The lawsuit reveals a stark disconnect between Omnilert’s bold marketing claims and actual performance when lives were at stake.
Court documents allege Omnilert marketed its system as delivering “unparalleled reliability“ and the ability to save lives by catching firearms before violence erupts. The company’s website promised detection capabilities that would alert security teams the moment a weapon appeared on camera.
After Antioch, however, those same promotional materials reportedly changed. The lawsuit claims phrases like “saves lives” and “unparalleled reliability” disappeared, replaced with careful disclaimers about false alerts and visibility limitations that somehow didn’t make it into the original sales pitch to Nashville schools.
Company executives blame camera angles rather than AI failures, but that explanation raises uncomfortable questions about system design.
Omnilert CEO Dave Fraser told NBC News the weapon simply wasn’t visible from the camera’s perspective, framing this as a positioning issue rather than detection failure.

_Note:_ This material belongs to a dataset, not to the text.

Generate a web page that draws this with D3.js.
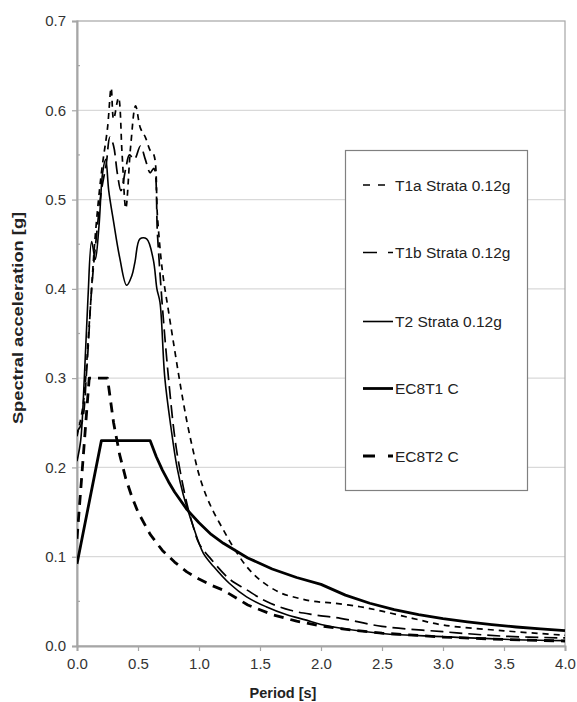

An MNPS spokesperson echoed that defense, insisting the system “does work” but won’t function when weapons can’t be seen.
Fair enough—except this sounds like admitting your AI security system only works under perfect conditions. You might as well install a scarecrow and claim it prevents crime when criminals aren’t looking.
The Antioch failure fits a troubling trend of surveillance companies making promises their technology can’t keep.
This isn’t just about one malfunctioning system. The FTC recently targeted Evolv for allegedly deceptive marketing of weapon scanners that functioned more like basic metal detectors than sophisticated AI tools. Attorney Chris Smith, representing the injured student, argues AI gun detection simply isn’t “ready for prime time.”
Meanwhile, education security expert David Riedman suggests schools might better spend those millions on counselors and intervention programs—solutions that don’t depend on perfect camera angles to save lives.
School districts nationwide now face a sobering question: How many expensive AI promises are actually delivering the protection they advertise? When marketing materials reportedly disappear after tragedies, you’ve got your answer.